After, of course, you demand an apology. Isn’t that what life’s become? Two major groups of human beings -- those apologizing, and those demanding that someone apologize?
I learned about supply and demand in a junior high economics unit. It has to do with the first problem heretofore mentioned in this treatise. The demand for concert tickets far exceeds the supply of seats in the auditorium. (Who ever once sat down in a concert?) Step two is that the suppliers apologize to the demanders, usually to the tune of “Money, it’s a hit” by Pink Floyd.
The problem with demanded apologies is that they usually are as heartfelt as a love affair between Rosie the Robot and a Solo cup.
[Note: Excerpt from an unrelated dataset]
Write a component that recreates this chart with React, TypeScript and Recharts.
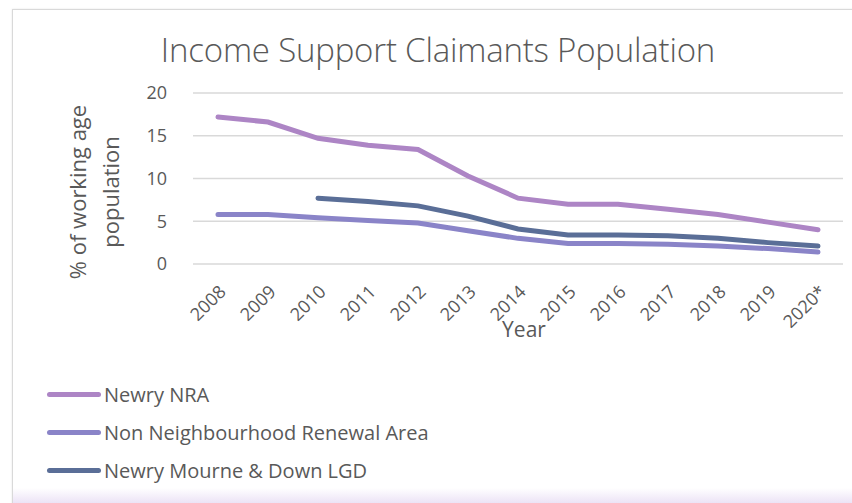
import { CartesianGrid, Label, Line, LineChart, XAxis, YAxis } from "recharts";

const YEARS = ["2008", "2009", "2010", "2011", "2012", "2013", "2014", "2015", "2016", "2017", "2018", "2019", "2020*"];
const NEWRY_NRA = [17.2, 16.6, 14.7, 13.9, 13.4, 10.3, 7.7, 7.0, 7.0, 6.4, 5.8, 4.9, 4.0];
const NON_NRA = [5.8, 5.8, 5.4, 5.1, 4.8, 3.9, 3.0, 2.4, 2.4, 2.3, 2.1, 1.8, 1.4];
const LGD = [null, null, 7.7, 7.3, 6.8, 5.6, 4.1, 3.4, 3.4, 3.3, 3.0, 2.5, 2.1];
const Y_TICKS = [0, 5, 10, 15, 20];

const data = YEARS.map((year, i) => ({
  year,
  nra: NEWRY_NRA[i],
  non: NON_NRA[i],
  lgd: LGD[i],
}));

const SERIES = [
  { key: "nra", label: "Newry NRA", color: "#ad85c5" },
  { key: "non", label: "Non Neighbourhood Renewal Area", color: "#8a84c8" },
  { key: "lgd", label: "Newry Mourne & Down LGD", color: "#5a6e97" },
];

const FONT = "'Open Sans', 'Noto Sans', sans-serif";
const TEXT = "#595959";

function XTick({ x, y, payload }: any) {
  const ax = x + 4;
  const ay = y + 16;
  return (
    <text
      x={ax}
      y={ay}
      transform={`rotate(-45 ${ax} ${ay})`}
      textAnchor="end"
      fill={TEXT}
      fontSize={18}
      fontFamily={FONT}
      dominantBaseline="central"
    >
      {payload.value}
    </text>
  );
}

export default function App() {
  return (
    <div style={{ position: "absolute", left: 0, top: 0, width: 852, height: 503, background: "#fff", overflow: "hidden", fontFamily: FONT }}>
      <div
        style={{
          position: "absolute",
          left: 12,
          top: 9,
          width: 900,
          height: 520,
          border: "1px solid #d9d9d9",
          boxShadow: "0 0 2px #e6e6e6",
        }}
      />
      <div
        style={{
          position: "absolute",
          left: 13,
          top: 488,
          width: 900,
          height: 15,
          background: "linear-gradient(to bottom, #ffffff, #ece3f6)",
        }}
      />
      <div style={{ position: "absolute", left: 0, top: 27, width: 876, textAlign: "center", fontSize: 33, color: TEXT, fontWeight: 300, letterSpacing: -0.2 }}>
        Income Support Claimants Population
      </div>
      <div style={{ position: "absolute", left: 0, top: 0 }}>
        <LineChart width={852} height={503} data={data} margin={{ top: 93, right: 9, left: 0, bottom: 0 }}>
          <CartesianGrid stroke="#d9d9d9" strokeWidth={1.5} vertical={false} />
          <XAxis
            dataKey="year"
            axisLine={false}
            tickLine={false}
            height={239}
            interval={0}
            tick={<XTick />}
            padding={{ left: 25, right: 25 }}
          >
            <Label value="Year" position="insideTop" offset={58} dx={6} fill={TEXT} fontSize={21} fontFamily={FONT} />
          </XAxis>
          <YAxis
            domain={[0, 20]}
            ticks={Y_TICKS}
            axisLine={false}
            tickLine={false}
            width={193}
            tick={{ fill: TEXT, fontSize: 18, fontFamily: FONT }}
            tickMargin={20}
          />
          {SERIES.map((s) => (
            <Line
              key={s.key}
              type="linear"
              dataKey={s.key}
              stroke={s.color}
              strokeWidth={5}
              strokeLinecap="round"
              dot={false}
              activeDot={false}
              isAnimationActive={false}
            />
          ))}
          <text x={0} y={0} transform="translate(77 192) rotate(-90)" textAnchor="middle" fill={TEXT} fontSize={22} fontFamily={FONT} dominantBaseline="central">
            % of working age
          </text>
          <text x={0} y={0} transform="translate(110 192) rotate(-90)" textAnchor="middle" fill={TEXT} fontSize={22} fontFamily={FONT} dominantBaseline="central">
            population
          </text>
        </LineChart>
      </div>
      <div style={{ position: "absolute", left: 47, top: 375 }}>
        {SERIES.map((s) => (
          <div key={s.key} style={{ display: "flex", alignItems: "center", height: 38, color: TEXT, fontSize: 20 }}>
            <span style={{ display: "inline-block", width: 54, height: 5, borderRadius: 3, background: s.color, marginRight: 3 }} />
            {s.label}
          </div>
        ))}
      </div>
    </div>
  );
}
So I guess it boils down to this: A few million people are getting to see a famous person sing for an hour or so after sitting through two hours of their life they can never get back listening to someone they’ve never heard of. A few gazillion people are hoping they’ll wake up from this nightmare and learn it’s not real -- and that there really are tickets available for the masses (and you can ride to the concert on the backs of turquoise unicorns).
And a few people are saying something like, “We formally apologize for the unforeseen problem which was not at all our fault, but for which we take full responsibility, but not liability. We are good people. Ask my mom.”
And under their breath, they mutter, “Look what you made me do.”